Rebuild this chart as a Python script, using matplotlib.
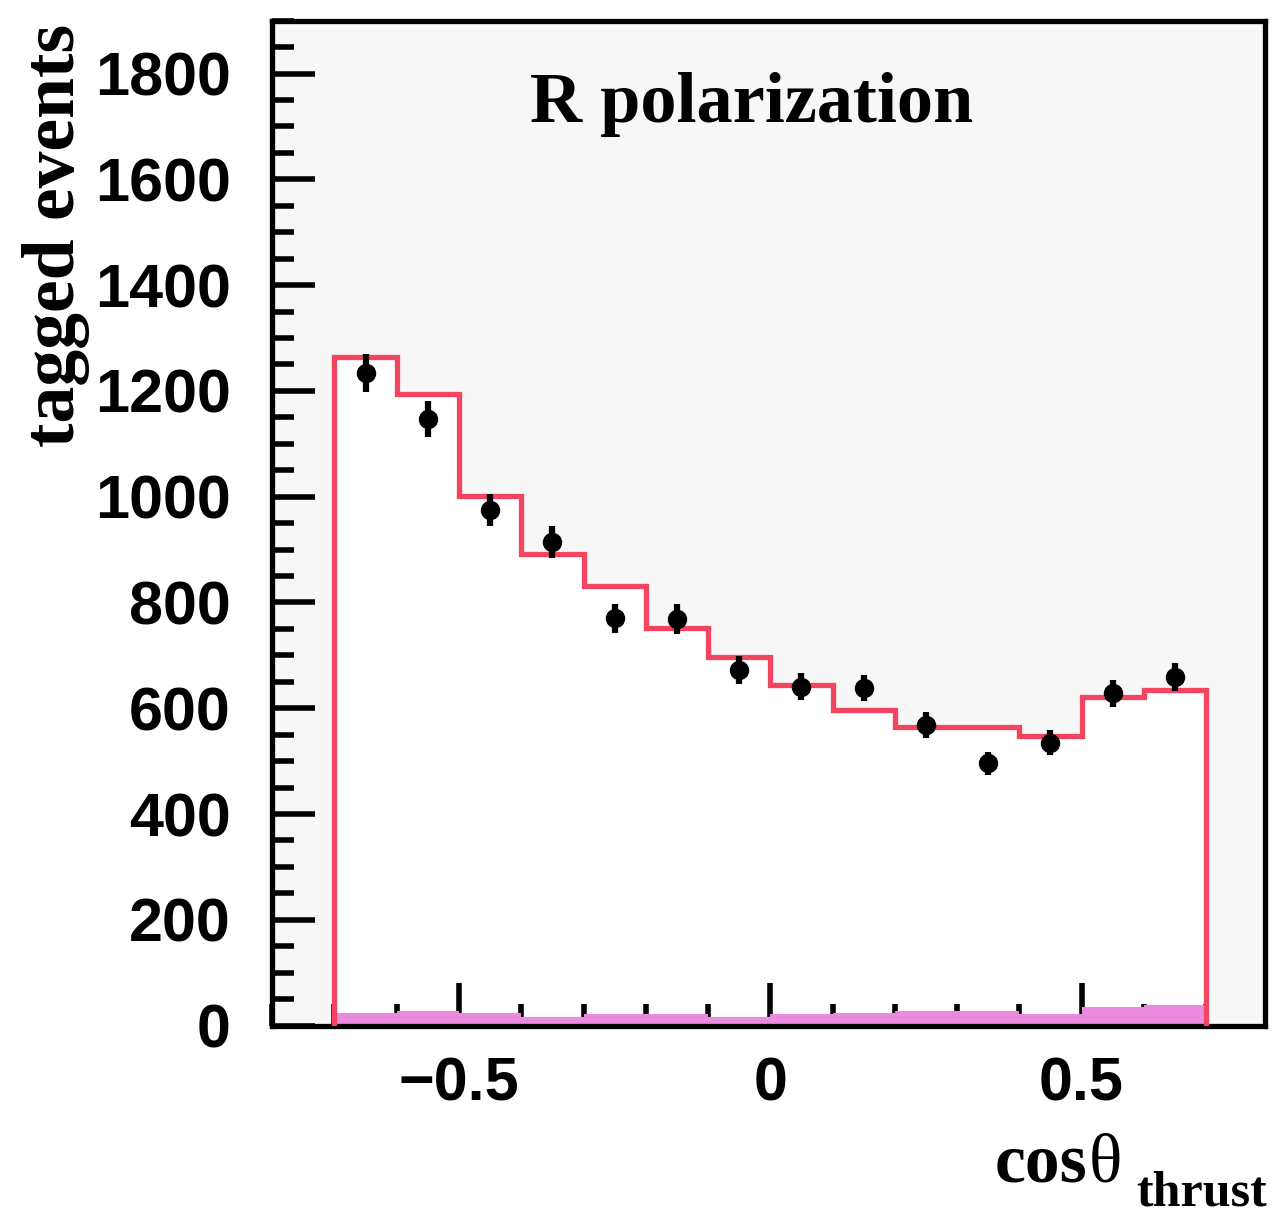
import matplotlib
matplotlib.use("Agg")
import matplotlib.pyplot as plt
from matplotlib.ticker import MultipleLocator

# bin edges in cos(theta_thrust)
bin_edges = [-0.7, -0.6, -0.5, -0.4, -0.3, -0.2, -0.1, 0.0, 0.1, 0.2, 0.3, 0.4, 0.5, 0.6, 0.7]
# expectation (red histogram)
mc_counts = [1265, 1195, 1002, 892, 831, 752, 697, 644, 596, 564, 564, 548, 622, 635]
# background (magenta filled)
bkg_counts = [23, 28, 23, 17, 22, 22, 17, 21, 23, 28, 28, 21, 36, 39]
# data points
data_x = [-0.65, -0.55, -0.45, -0.35, -0.25, -0.15, -0.05, 0.05, 0.15, 0.25, 0.35, 0.45, 0.55, 0.65]
data_y = [1234, 1146, 975, 915, 770, 769, 672, 641, 638, 568, 496, 535, 628, 659]
data_err = [36, 34, 31, 30, 28, 28, 26, 25, 25, 24, 22, 23, 25, 26]

fig = plt.figure(figsize=(12.78, 12.18), dpi=100)
ax = fig.add_axes([0.213, 0.158, 0.777, 0.825])
ax.set_facecolor("#f7f7f7")

red = "#f2455f"
pink = "#ec8ae0"

ax.stairs(mc_counts, bin_edges, fill=True, color="white", zorder=1)
ax.stairs(bkg_counts, bin_edges, fill=True, color=pink, zorder=2)
ax.stairs(mc_counts, bin_edges, baseline=0, color=red, linewidth=3.8, zorder=3)
ax.errorbar(data_x, data_y, yerr=data_err, fmt="o", color="black", ms=13,
            elinewidth=4.5, capsize=0, zorder=4)

ax.set_xlim(-0.8, 0.795)
ax.set_ylim(0, 1900)

for side in ["left", "bottom", "top", "right"]:
    ax.spines[side].set_linewidth(3.8)

ax.xaxis.set_major_locator(MultipleLocator(0.5))
ax.xaxis.set_minor_locator(MultipleLocator(0.1))
ax.yaxis.set_major_locator(MultipleLocator(200))
ax.yaxis.set_minor_locator(MultipleLocator(50))
ax.tick_params(which="both", direction="in", top=False, right=False, width=4)
ax.tick_params(which="major", length=31)
ax.tick_params(which="minor", length=16)
ax.tick_params(axis="y", which="major", pad=30)
ax.tick_params(axis="x", which="major", pad=22)
ax.set_xticks([-0.5, 0, 0.5])
ax.set_xticklabels(["\u22120.5", "0", "0.5"])
for lab in ax.get_xticklabels() + ax.get_yticklabels():
    lab.set_fontfamily("Liberation Sans")
    lab.set_fontweight("bold")
    lab.set_fontsize(44)

fig.text(0.044, 0.807, "tagged events", rotation=90, ha="center", va="center",
         fontfamily="Liberation Serif", fontweight="bold", fontsize=53)
fig.text(0.588, 0.914, "R polarization", ha="center", va="center",
         fontfamily="Liberation Serif", fontweight="bold", fontsize=52)
fig.text(0.778, 0.030, "cos", ha="left", va="baseline",
         fontfamily="Liberation Serif", fontweight="bold", fontsize=50)
fig.text(0.852, 0.030, "\u03b8", ha="left", va="baseline",
         fontfamily="Liberation Serif", fontsize=50)
fig.text(0.889, 0.010, "thrust", ha="left", va="baseline",
         fontfamily="Liberation Serif", fontweight="bold", fontsize=36)

fig.savefig("out.png", dpi=100)
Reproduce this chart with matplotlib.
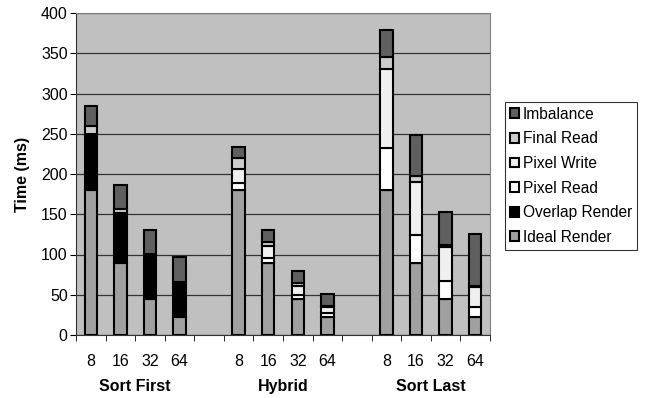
import matplotlib
matplotlib.use("Agg")
import matplotlib.pyplot as plt
import matplotlib.transforms as mtransforms
import numpy as np

plt.rcParams['font.family'] = ['Liberation Sans', 'DejaVu Sans']

groups = ["Sort First", "Hybrid", "Sort Last"]
procs = ["8", "16", "32", "64"]

# per bar values (ms), order: Sort First 8..64, Hybrid 8..64, Sort Last 8..64
ideal_render = [180, 90, 45, 22, 180, 90, 45, 22, 180, 90, 45, 22]
overlap_render = [70, 62, 55, 44, 0, 0, 0, 0, 0, 0, 0, 0]
pixel_read = [0, 0, 0, 0, 9, 6, 5, 5, 52, 34, 22, 13]
pixel_write = [0, 0, 0, 0, 17, 14, 11, 8, 98, 66, 42, 25]
final_read = [10, 5, 1, 0, 14, 6, 3, 1, 15, 7, 3, 1]
imbalance = [24, 29, 30, 31, 13, 15, 16, 15, 34, 52, 41, 64]

series = [
    ("Ideal Render", ideal_render, "#a0a0a0"),
    ("Overlap Render", overlap_render, "#000000"),
    ("Pixel Read", pixel_read, "#ffffff"),
    ("Pixel Write", pixel_write, "#f0f0f0"),
    ("Final Read", final_read, "#cccccc"),
    ("Imbalance", imbalance, "#5f5f5f"),
]

# slot positions: 4 bars per group with one empty slot between groups
xs = []
for g in range(len(groups)):
    for p in range(len(procs)):
        xs.append(g * 5 + p + 0.5)
xs = np.array(xs)

fs = 11.5
fig = plt.figure(figsize=(6.5, 3.98), dpi=100)
ax = fig.add_axes([76 / 650, 1 - 335 / 398, 414 / 650, 322 / 398])
ax.set_facecolor("#c0c0c0")

bottom = np.zeros(len(xs))
handles = []
for name, vals, col in series:
    vals = np.array(vals, dtype=float)
    b = ax.bar(xs, vals, width=0.42, bottom=bottom, color=col,
               edgecolor="black", linewidth=1.5, zorder=3, label=name)
    handles.append(b)
    bottom += vals

ax.set_xlim(0, 14)
ax.set_ylim(0, 400)
ax.set_yticks(np.arange(0, 401, 50))
ax.yaxis.grid(True, color="#333333", linewidth=0.9, zorder=0)
ax.tick_params(axis="y", labelsize=fs, length=4, pad=2, direction="out")

# tick marks at slot boundaries, labels under bars
ax.set_xticks(np.arange(0, 15), minor=True)
ax.tick_params(axis="x", which="minor", length=4, direction="out")
ax.set_xticks(xs)
ax.set_xticklabels(procs * 3, fontsize=fs)
ax.tick_params(axis="x", which="major", length=0, pad=14)

trans = mtransforms.blended_transform_factory(ax.transData, ax.transAxes)
for g, name in enumerate(groups):
    ax.text(g * 5 + 2, -0.161, name, transform=trans, ha="center",
            va="center", fontsize=fs, fontweight="bold")

ax.set_ylabel("Time (ms)", fontsize=fs, fontweight="bold")
ax.yaxis.set_label_coords(-46 / 414, 0.5)

for side in ["top", "right"]:
    ax.spines[side].set_color("#808080")
ax.spines["left"].set_color("#333333")
ax.spines["bottom"].set_color("#333333")

leg = fig.legend(handles[::-1], [s[0] for s in series][::-1],
                 loc="upper left", bbox_to_anchor=(505 / 650, 1 - 102 / 398),
                 fontsize=11.2, frameon=True, fancybox=False, edgecolor="black",
                 handlelength=0.6, handleheight=0.6, handletextpad=0.25,
                 labelspacing=0.62, borderpad=0.3, borderaxespad=0)
leg.get_frame().set_linewidth(0.8)

fig.savefig("out.png", dpi=100)
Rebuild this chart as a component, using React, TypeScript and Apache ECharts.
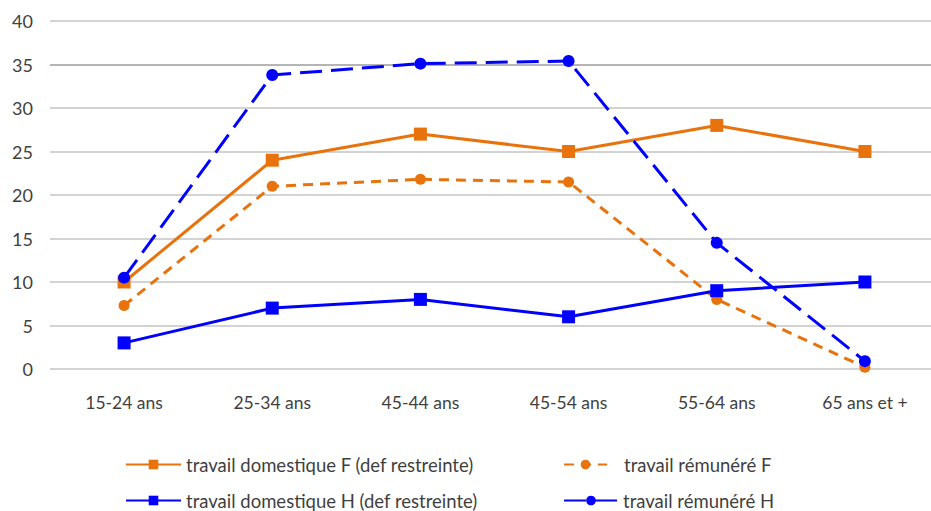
import React, { useEffect, useRef } from "react";
import * as echarts from "echarts";

const categories = ["15-24 ans", "25-34 ans", "45-44 ans", "45-54 ans", "55-64 ans", "65 ans et +"];
const domestiqueF = [10, 24, 27, 25, 28, 25];
const remunereF = [7.3, 21, 21.8, 21.5, 8, 0.2];
const domestiqueH = [3, 7, 8, 6, 9, 10];
const remunereH = [10.5, 33.8, 35.1, 35.4, 14.5, 0.9];

const NAME_DOM_F = "travail domestique F (def restreinte)";
const NAME_REM_F = "travail rémunéré F";
const NAME_DOM_H = "travail domestique H (def restreinte)";
const NAME_REM_H = "travail rémunéré H";

const ORANGE = "#E8720C";
const BLUE = "#0000FF";
const FONT = "Lato, 'Open Sans', sans-serif";
const TEXT = "#3f3f3f";

// The plot runs a little past the right edge of the visible frame,
// so the chart canvas is wider than the clipping wrapper.
const CHART_W = 960;

function legendItem(name: string, left: number, top: number, itemWidth: number, gap: number) {
  return {
    orient: "horizontal",
    left,
    top,
    padding: 0,
    itemWidth,
    itemHeight: 12,
    itemGap: gap,
    textStyle: { color: TEXT, fontSize: 18.5, fontFamily: FONT, padding: [0, 0, 0, gap - 5] },
    data: [name],
  };
}

export default function App() {
  const ref = useRef<HTMLDivElement>(null);

  useEffect(() => {
    if (!ref.current) return;
    const chart = echarts.init(ref.current, undefined, { renderer: "svg" });
    const gridColors = ["#c4c4c4", "#c4c4c4", "#c4c4c4", "#c4c4c4", "#c4c4c4", "#c4c4c4", "#c4c4c4", "#9c9c9c", "#c4c4c4"];
    chart.setOption({
      animation: false,
      textStyle: { fontFamily: FONT },
      grid: { left: 50, right: CHART_W - 939, top: 21, bottom: 511 - 369 },
      xAxis: {
        type: "category",
        data: categories,
        boundaryGap: true,
        axisLine: { show: false },
        axisTick: { show: false },
        axisLabel: { color: TEXT, fontSize: 17.5, margin: 24, fontFamily: FONT },
      },
      yAxis: {
        type: "value",
        min: 0,
        max: 40,
        interval: 5,
        axisLine: { show: false },
        axisTick: { show: false },
        axisLabel: { color: TEXT, fontSize: 18, margin: 17, fontFamily: FONT },
        splitLine: { lineStyle: { color: gridColors, width: 1.5 } },
      },
      legend: [
        legendItem(NAME_DOM_F, 125, 455, 55, 5),
        legendItem(NAME_DOM_H, 125, 491, 55, 5),
        legendItem(NAME_REM_F, 563, 455, 43, 17),
        legendItem(NAME_REM_H, 563, 491, 54, 5),
      ],
      series: [
        {
          name: NAME_DOM_F,
          type: "line",
          data: domestiqueF,
          symbol: "rect",
          symbolSize: 13,
          lineStyle: { color: ORANGE, width: 3 },
          itemStyle: { color: ORANGE },
        },
        {
          name: NAME_REM_F,
          type: "line",
          data: remunereF,
          symbol: "circle",
          symbolSize: 11,
          lineStyle: { color: ORANGE, width: 3, type: [10, 7] },
          itemStyle: { color: ORANGE },
        },
        {
          name: NAME_DOM_H,
          type: "line",
          data: domestiqueH,
          symbol: "rect",
          symbolSize: 13,
          lineStyle: { color: BLUE, width: 3 },
          itemStyle: { color: BLUE },
        },
        {
          name: NAME_REM_H,
          type: "line",
          data: remunereH,
          symbol: "circle",
          symbolSize: 12,
          lineStyle: { color: BLUE, width: 3, type: [22, 9] },
          itemStyle: { color: BLUE },
        },
      ],
    });
    return () => chart.dispose();
  }, []);

  return (
    <div style={{ position: "absolute", left: 0, top: 0, width: 931, height: 511, overflow: "hidden" }}>
      <div ref={ref} style={{ width: CHART_W, height: 511 }} />
    </div>
  );
}
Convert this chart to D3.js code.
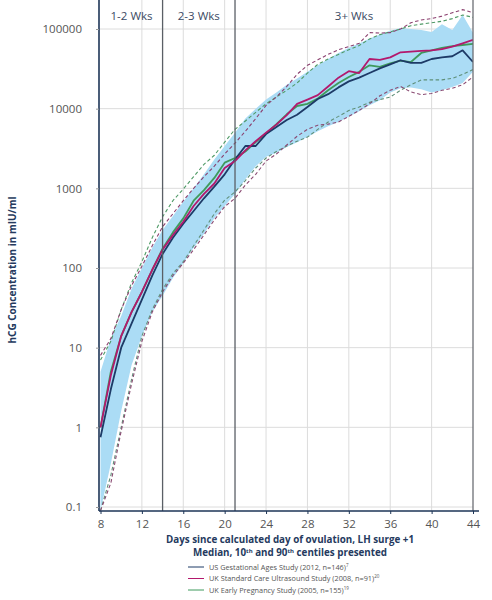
—————
▸ **GOAL**
Begin at the first line of the records and please reproduce every line exactly through the one containing "from matplotlib.ticker import MultipleLocator", leaving all pictures out.

▸ **ANSWER FOR THE TASK**
Rebuild this chart as a Python script, using matplotlib.
import matplotlib
matplotlib.use("Agg")
import matplotlib.pyplot as plt
from matplotlib.ticker import MultipleLocator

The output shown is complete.